On Friday, August 19, 2022 4:35 AM, Justin He wrote:
> > > @@ -1382,6 +1395,7 @@ static int ghes_probe(struct platform_device
> > > *ghes_dev)
> > > platform_set_drvdata(ghes_dev, ghes);
> > >
> > > ghes->dev = &ghes_dev->dev;
> > > + set_ghes_devs_registered(false);
> >
> > This does not look right to me.
> >
> > The condition of using ghes_edac is (ghes-present) && (ghes-preferred),
> > where:
> > - ghes-present is latched on ghes_probe()
> > - ghes-preferred is true if the platform-check passes.
> >
> > ghes_get_device() introduced in the previous patch works as the
> > ghes-preferred check.
> >
> > We cannot use ghes_edac registration as the ghes-present check in this
> > scheme since it is deferred to module_init().
>
> What is the logic for ghes-present check?

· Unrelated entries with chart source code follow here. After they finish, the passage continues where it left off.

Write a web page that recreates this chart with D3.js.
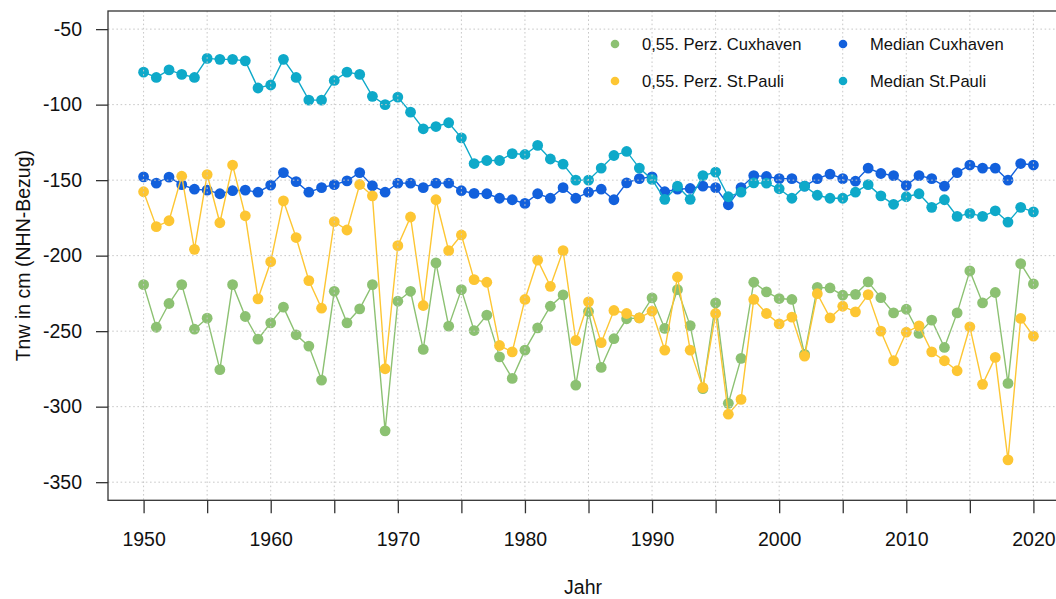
<!DOCTYPE html>

<head>
    <meta charset="utf-8">
    <script src="https://cdn.jsdelivr.net/npm/d3@7"></script>
    <style>
        body {
            margin: 0;
            background: white;
        }

        svg {
            display: block;
            font-family: "Liberation Sans", Arial, Helvetica, sans-serif;
        }

        .axis text {
            font-size: 19.5px;
            fill: #111;
        }

        .axis line {
            stroke: #333;
            stroke-width: 1.3px;
        }

        .legend text {
            font-size: 16.6px;
            fill: #111;
        }
    </style>
</head>

<body>
    <script>
        var years = d3.range(1950, 2021);

        var medianStPauli = [
            -78.5, -82, -77, -80, -82, -69.4, -70, -70, -71, -89,
            -87, -70, -82, -97, -97, -84, -78.5, -80, -94.5, -100,
            -95, -105, -116, -114.5, -112, -122, -139, -137, -137, -132.4,
            -133, -127, -136, -139.4, -150, -150, -142, -133.7, -131, -142,
            -149.5, -162.7, -154, -162.7, -147, -144.7, -161, -158, -151.8, -152,
            -155.7, -162, -154, -160, -162, -162, -158, -153, -160.4, -166,
            -161, -159, -168, -163, -174, -172, -174, -170.3, -177.8, -168,
            -171
        ];

        var medianCuxhaven = [
            -147.8, -152, -148, -153, -156, -156.6, -159, -157, -156.6, -158,
            -153.3, -145, -151, -158, -155, -153, -150.5, -145, -153.7, -158,
            -152, -152, -155, -152, -152, -157, -158.8, -159, -162, -163,
            -165.4, -159, -162, -155, -162, -158, -156, -163, -151.8, -149,
            -147.8, -157.7, -156, -155.5, -154, -155, -166.3, -155, -147, -147.6,
            -149, -149, -154, -149, -146, -149, -150.7, -142, -145.6, -147,
            -153.5, -147, -149, -154, -145, -140, -142, -142, -150, -139,
            -140
        ];

        var perzCuxhaven = [
            -219.2, -247.4, -231.7, -219.2, -248.7, -241.4, -275.5, -219.2, -240.3, -255.3,
            -244.5, -234.1, -252.4, -259.9, -282.4, -223.6, -244.5, -235.2, -219.2, -316,
            -230.2, -223.6, -262.1, -204.8, -246.7, -222.5, -249.6, -239.4, -267, -281.3,
            -262.6, -247.8, -233.5, -226, -285.7, -237, -274, -255, -241.8, -241.2,
            -228, -248.2, -222.5, -246.3, -288.1, -231.3, -297.8, -268, -217.6, -224,
            -228.4, -229, -265.4, -221, -221.4, -226.2, -225.6, -217.4, -227.8, -237.9,
            -235.5, -251.5, -242.7, -260.8, -237.9, -210.1, -231.3, -224.4, -284.6, -205.3,
            -218.7
        ];

        var perzStPauli = [
            -157.7, -180.8, -176.9, -147.4, -195.8, -146.3, -178.2, -140, -173.6, -228.6,
            -204, -163.7, -188, -216.5, -234.8, -177.5, -183, -152.9, -160.4, -274.9,
            -193.4, -174.4, -233, -163, -196.7, -186.3, -215.9, -217.6, -259.5, -263.7,
            -229, -203, -220.3, -196.7, -256.2, -230.6, -257.6, -236.3, -238.3, -241.2,
            -236.8, -262.6, -214.1, -262.6, -287.4, -238.3, -305, -295.2, -229, -238.3,
            -245.2, -240.7, -266.5, -225.2, -241.2, -233.5, -237.2, -225.8, -250, -269.6,
            -250.7, -246.5, -263.7, -269.6, -276.2, -247.1, -285.2, -267.4, -335.2, -241.6,
            -253.3
        ];

        var xTicks = d3.range(1950, 2021, 5);
        var yTicks = [-350, -300, -250, -200, -150, -100, -50];

        var seriesNames = ["0,55. Perz. Cuxhaven", "0,55. Perz. St.Pauli", "Median Cuxhaven", "Median St.Pauli"];
        var seriesColors = ["#8cc172", "#fdc633", "#1260dc", "#0ea9c9"];

        var width = 1056, height = 599;
        var plotLeft = 108, plotRight = 1069, plotTop = 11, plotBottom = 500.3;

        var x = d3.scaleLinear()
            .domain([1947.2, 2022.8])
            .range([plotLeft, plotRight]);

        var y = d3.scaleLinear()
            .domain([-362, -38])
            .range([plotBottom, plotTop]);

        var svg = d3.select("body")
            .append("svg")
            .attr("width", width)
            .attr("height", height);

        // draw order as in the picture: medians first, percentiles on top
        var series = [
            { values: medianCuxhaven, color: seriesColors[2] },
            { values: medianStPauli, color: seriesColors[3] },
            { values: perzCuxhaven, color: seriesColors[0] },
            { values: perzStPauli, color: seriesColors[1] }
        ];

        var line = d3.line()
            .x(function (d, i) { return x(years[i]); })
            .y(function (d) { return y(d); });

        series.forEach(function (s) {
            var g = svg.append("g");
            g.append("path")
                .attr("d", line(s.values))
                .attr("fill", "none")
                .attr("stroke", s.color)
                .attr("stroke-width", 1.4);
            g.selectAll("circle")
                .data(s.values)
                .enter().append("circle")
                .attr("cx", function (d, i) { return x(years[i]); })
                .attr("cy", function (d) { return y(d); })
                .attr("r", 5.4)
                .attr("fill", s.color);
        });

        // grid on top of the data, like grid() after plot()
        var grid = svg.append("g")
            .attr("stroke", "#c8c8c8")
            .attr("stroke-width", 1)
            .attr("stroke-dasharray", "1.6,2.6");

        grid.selectAll(".gx").data(xTicks).enter()
            .append("line")
            .attr("x1", function (d) { return x(d); })
            .attr("x2", function (d) { return x(d); })
            .attr("y1", plotTop)
            .attr("y2", plotBottom);

        grid.selectAll(".gy").data(yTicks).enter()
            .append("line")
            .attr("x1", plotLeft)
            .attr("x2", plotRight)
            .attr("y1", function (d) { return y(d); })
            .attr("y2", function (d) { return y(d); });

        // plain hyphen minus, not the unicode minus d3 uses by default
        var yAxis = d3.axisLeft(y)
            .tickValues(yTicks)
            .tickSize(12)
            .tickPadding(14)
            .tickFormat(function (d) { return String(d); });

        svg.append("g")
            .attr("class", "axis")
            .attr("transform", "translate(" + plotLeft + ",0)")
            .call(yAxis)
            .call(function (g) { g.select(".domain").remove(); });

        var xAxis = d3.axisBottom(x)
            .tickValues(xTicks)
            .tickSize(13)
            .tickPadding(19)
            .tickFormat(function (d) { return d % 10 === 0 ? String(d) : ""; });

        svg.append("g")
            .attr("class", "axis")
            .attr("transform", "translate(0," + plotBottom + ")")
            .call(xAxis)
            .call(function (g) { g.select(".domain").remove(); });

        svg.selectAll(".axis").attr("font-family", null).attr("font-size", null);

        svg.append("rect")
            .attr("x", plotLeft)
            .attr("y", plotTop)
            .attr("width", plotRight - plotLeft)
            .attr("height", plotBottom - plotTop)
            .attr("fill", "none")
            .attr("stroke", "#333")
            .attr("stroke-width", 1.3);

        svg.append("text")
            .attr("x", 583)
            .attr("y", 594)
            .attr("text-anchor", "middle")
            .attr("font-size", "19.5px")
            .attr("fill", "#111")
            .text("Jahr");

        svg.append("text")
            .attr("transform", "translate(30," + ((plotTop + plotBottom) / 2) + ") rotate(-90)")
            .attr("text-anchor", "middle")
            .attr("font-size", "19.5px")
            .attr("fill", "#111")
            .text("Tnw in cm (NHN-Bezug)");

        // legend, two columns, no box
        var legendX = [615, 843];
        var legendY = [44, 81];

        var legend = svg.append("g").attr("class", "legend");
        seriesNames.forEach(function (name, i) {
            var col = Math.floor(i / 2), row = i % 2;
            legend.append("circle")
                .attr("cx", legendX[col])
                .attr("cy", legendY[row])
                .attr("r", 4.3)
                .attr("fill", seriesColors[i]);
            legend.append("text")
                .attr("x", legendX[col] + 27)
                .attr("y", legendY[row] + 6)
                .text(name);
        });
    </script>
</body>
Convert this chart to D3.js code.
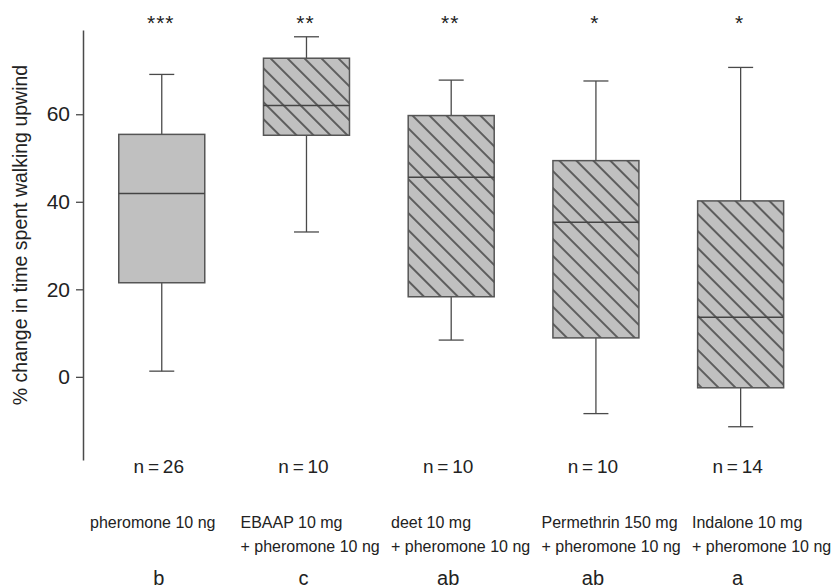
<!DOCTYPE html>
<html>
<head>
<meta charset="utf-8">
<script src="https://cdn.jsdelivr.net/npm/d3@7"></script>
<style>
  html, body { margin: 0; padding: 0; background: #fff; }
  text { font-family: "Liberation Sans", Arial, Helvetica, sans-serif; fill: #222; }
</style>
</head>
<body>
<svg id="chart" width="832" height="588"></svg>
<script>
// ---- data ----
const categories = ["pheromone", "EBAAP", "deet", "Permethrin", "Indalone"];
const labelLine1 = ["pheromone 10 ng", "EBAAP 10 mg", "deet 10 mg", "Permethrin 150 mg", "Indalone 10 mg"];
const labelLine2 = ["", "+ pheromone 10 ng", "+ pheromone 10 ng", "+ pheromone 10 ng", "+ pheromone 10 ng"];
const whiskerLow  = [1.3, 33.1, 8.4, -8.4, -11.4];
const q1          = [21.5, 55.2, 18.3, 8.9, -2.5];
const median      = [41.9, 62.0, 45.6, 35.3, 13.6];
const q3          = [55.4, 72.8, 59.7, 49.4, 40.2];
const whiskerHigh = [69.1, 77.7, 67.8, 67.6, 70.7];
const hatched     = [false, true, true, true, true];
const nLabels     = ["n\u2009=\u200926", "n\u2009=\u200910", "n\u2009=\u200910", "n\u2009=\u200910", "n\u2009=\u200914"];
const stars       = ["***", "**", "**", "*", "*"];
const groupLetters = ["b", "c", "ab", "ab", "a"];
const yTicks      = [0, 20, 40, 60];
const yTitle      = "% change in time spent walking upwind";

// ---- layout ----
const svg = d3.select("#chart");
const y = d3.scaleLinear().domain([-19, 79.25]).range([460, 30]);
const x = d3.scaleBand().domain(categories).range([89.4, 813]).padding(0);
const xl = d3.scalePoint().domain(categories).range([90, 692]);
const boxW = 86, capW = 25;
const lineCol = "#4a4a4a";

// hatch pattern
const defs = svg.append("defs");
const pat = defs.append("pattern")
  .attr("id", "hatch").attr("patternUnits", "userSpaceOnUse")
  .attr("width", 12).attr("height", 12)
  .attr("patternTransform", "rotate(45)");
pat.append("rect").attr("width", 12).attr("height", 12).attr("fill", "#c0c0c0");
pat.append("line").attr("x1", 0).attr("x2", 12).attr("y1", 6).attr("y2", 6)
  .attr("stroke", "#1a1a1a").attr("stroke-width", 1.2);

// y axis
const yAxis = d3.axisLeft(y).tickValues(yTicks).tickSize(7).tickSizeOuter(0).tickPadding(6);
const ga = svg.append("g").attr("transform", "translate(83,0)").call(yAxis);
ga.select(".domain").attr("stroke", lineCol).attr("stroke-width", 1.5);
ga.selectAll(".tick line").attr("stroke", lineCol).attr("stroke-width", 1.3);
ga.selectAll(".tick text").style("font-size", "21px").style("font-family", "'Liberation Sans', Arial, sans-serif").attr("fill", "#222");

svg.append("text")
  .attr("transform", "translate(27," + 235 + ") rotate(-90)")
  .attr("text-anchor", "middle")
  .style("font-size", "19.5px")
  .text(yTitle);

// boxes
const cx = c => x(c) + x.bandwidth() / 2;
const g = svg.append("g");
categories.forEach((c, i) => {
  const xc = cx(c);
  // whiskers
  g.append("line").attr("x1", xc).attr("x2", xc).attr("y1", y(q3[i])).attr("y2", y(whiskerHigh[i]))
    .attr("stroke", lineCol).attr("stroke-width", 1.3);
  g.append("line").attr("x1", xc).attr("x2", xc).attr("y1", y(q1[i])).attr("y2", y(whiskerLow[i]))
    .attr("stroke", lineCol).attr("stroke-width", 1.3);
  g.append("line").attr("x1", xc - capW / 2).attr("x2", xc + capW / 2).attr("y1", y(whiskerHigh[i])).attr("y2", y(whiskerHigh[i]))
    .attr("stroke", lineCol).attr("stroke-width", 1.3);
  g.append("line").attr("x1", xc - capW / 2).attr("x2", xc + capW / 2).attr("y1", y(whiskerLow[i])).attr("y2", y(whiskerLow[i]))
    .attr("stroke", lineCol).attr("stroke-width", 1.3);
  // box
  g.append("rect").attr("x", xc - boxW / 2).attr("width", boxW)
    .attr("y", y(q3[i])).attr("height", y(q1[i]) - y(q3[i]))
    .attr("fill", hatched[i] ? "url(#hatch)" : "#c0c0c0")
    .attr("stroke", "#555").attr("stroke-width", 1.5);
  // median
  g.append("line").attr("x1", xc - boxW / 2).attr("x2", xc + boxW / 2).attr("y1", y(median[i])).attr("y2", y(median[i]))
    .attr("stroke", "#444").attr("stroke-width", 1.5);
  // stars
  svg.append("text").attr("x", xc - 1).attr("y", 30).attr("text-anchor", "middle")
    .style("font-size", "21px").style("letter-spacing", "1px").text(stars[i]);
  // n
  svg.append("text").attr("x", xc - 3).attr("y", 473).attr("text-anchor", "middle")
    .style("font-size", "19px").text(nLabels[i]);
  // treatment labels
  svg.append("text").attr("x", xl(c)).attr("y", 528).style("font-size", "16px").text(labelLine1[i]);
  if (labelLine2[i]) svg.append("text").attr("x", xl(c)).attr("y", 552).style("font-size", "16px").text(labelLine2[i]);
  // group letters
  svg.append("text").attr("x", xc - 3).attr("y", 585).attr("text-anchor", "middle")
    .style("font-size", "20px").text(groupLetters[i]);
});
</script>
</body>
</html>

In this patch, I assumed it is equal to
> "ghes_edac devices have been registered". Seems it is not correct.

Using (ghes_edac-registered) is a wrong check in this scheme
since ghes_edac registration is deferred. This check is fine in
the current scheme since ghes_edac gets registered before
any other chipset-specific edac drivers.

> But should we consider the case as follows:
> What if sbridge_init () is invoked before ghes_edac_init()? i.e. Should we get
> sb_edac driver selected when ghes_edac is not loaded yet (e.g. on HPE)?

No. The point is that ghes_edac driver needs to be selected,
"regardless of the module ordering", on a system with GHES
present & preferred.

Note that this new scheme leads to the following condition
change:
- Current: (ghes-present) && (ghes-preferred) && (ghes_edac registered)
- New: (ghes-present) && (ghes-preferred)

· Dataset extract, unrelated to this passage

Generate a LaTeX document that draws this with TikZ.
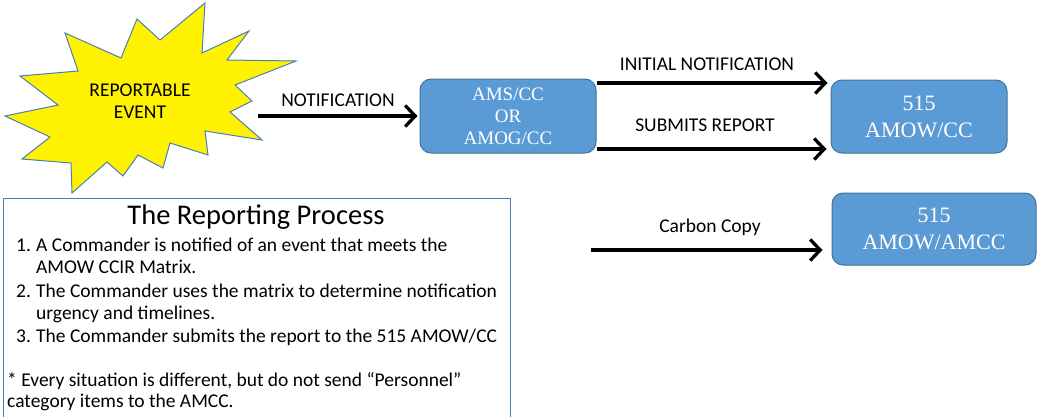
\documentclass[tikz,border=0pt]{standalone}
\usepackage{fontspec}
\setmainfont{Carlito}
\newfontfamily\tnr{Liberation Serif}
\usetikzlibrary{arrows.meta}
\definecolor{boxblue}{HTML}{5B9BD5}
\definecolor{edgeblue}{HTML}{41719C}
\definecolor{lineblue}{HTML}{4A7EBB}
\begin{document}
\begin{tikzpicture}[x=1pt,y=-1pt,
  box/.style={draw=edgeblue, fill=boxblue, rounded corners=11pt, line width=1pt, text=white, align=center, inner sep=0pt},
  arr/.style={line width=3.3pt, -{Straight Barb[length=10pt,width=21pt]}},
  lbl/.style={font=\fontsize{19.5}{22}\selectfont, inner sep=0pt, align=center},
  body/.style={font=\fontsize{19.5}{22}\selectfont, inner sep=0pt, anchor=base west}]
\useasboundingbox (0,0) rectangle (1037,416);
% starburst
\draw[fill=yellow, draw=lineblue, line width=1pt, line join=miter]
  (205,3) -- (202,53) -- (249,31) -- (227,60) -- (296,61) -- (235,85) -- (252,101)
  -- (230,112) -- (262,140) -- (205,131) -- (208,155) -- (170,143) -- (163,168)
  -- (138,155) -- (123,176) -- (107,162) -- (72,193) -- (71,163) -- (22,159)
  -- (50,137) -- (5,116) -- (58,105) -- (20,76) -- (78,71) -- (65,33) -- (121,58)
  -- (137,19) -- (160,40) -- cycle;
\node[lbl] (event) at (140,101) {REPORTABLE\\EVENT};
\coordinate (notstart) at (258,116);
\coordinate (ccstart) at (591,250);
% boxes
\node[box, minimum width=176pt, minimum height=74pt, font=\tnr\fontsize{19}{22}\selectfont] (ams) at (508,116) {AMS/CC\\OR\\AMOG/CC};
\node[box, minimum width=176pt, minimum height=73pt, font=\tnr\fontsize{22}{27}\selectfont] (cc) at (919,116.5) {515\\AMOW/CC};
\node[box, minimum width=204pt, minimum height=72pt, font=\tnr\fontsize{22}{27}\selectfont] (amcc) at (934,229) {515\\AMOW/AMCC};
% arrows
\draw[arr, shorten >=2pt] (notstart) -- (ams.west);
\draw[arr, shorten >=3pt] (ams.east |- 0,83) -- (cc.west |- 0,83);
\draw[arr, shorten >=4pt] (ams.east |- 0,149) -- (cc.west |- 0,149);
\draw[arr, shorten >=9pt] (ccstart) -- (amcc.west |- ccstart);
% labels
\node[lbl] (lnot) at (338,100) {NOTIFICATION};
\node[lbl] (linit) at (707,64) {INITIAL NOTIFICATION};
\node[lbl] (lsub) at (705,125) {SUBMITS REPORT};
\node[lbl] (lcc) at (710,227) {Carbon Copy};
% text box
\draw[draw=lineblue, line width=1pt] (3,422) -- (3,198) -- (510,198) -- (510,422);
\node[font=\fontsize{28.5}{32}\selectfont, inner sep=0pt, anchor=base] (title) at (256,224) {The Reporting Process};
\node[body] (n1) at (16,251) {1.};
\node[body] (t1) at (36,251) {A Commander is notified of an event that meets the};
\node[body] (t1b) at (36,273) {AMOW CCIR Matrix.};
\node[body] (n2) at (16,297) {2.};
\node[body] (t2) at (36,297) {The Commander uses the matrix to determine notification};
\node[body] (t2b) at (36,319) {urgency and timelines.};
\node[body] (n3) at (16,342) {3.};
\node[body] (t3) at (36,342) {The Commander submits the report to the 515 AMOW/CC};
\node[body] (s1) at (7,386) {* Every situation is different, but do not send “Personnel”};
\node[body] (s2) at (7,407) {category items to the AMCC.};
\end{tikzpicture}
\end{document}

The option I suggested previously keeps the current condition,
but this new scheme does not for better modularity.

What this means is that if ghes_edac is not enabled (but ghes
is enabled) on a system with GHES present & preferred, no edac
driver gets registered. This change is fine from my (HPE) perspective
and should be fine for other GHES systems. GHES systems have
chipset-specific edac driver in FW. OS-based chipset-specific edac
driver is not necessary and may lead to a conflict of chipset register
ownership.

> > I'd suggest the following changes:
> > - Update ghes_get_device() to check a flag latched on ghes_probe().
>
> Still need your elaborating about the details of the flag. i.e. When is this flag
> latched? When is it unlatched?

This flag is a static variable, say ghes_present, which is set to false initially.
ghes_probe() sets it to true. ghes_edac_preferred() (aka. ghes_get_device)
checks this flag at beginning and returns false if this flag is false. It does not
get unlatched since ACPI GHES table is static.

Toshi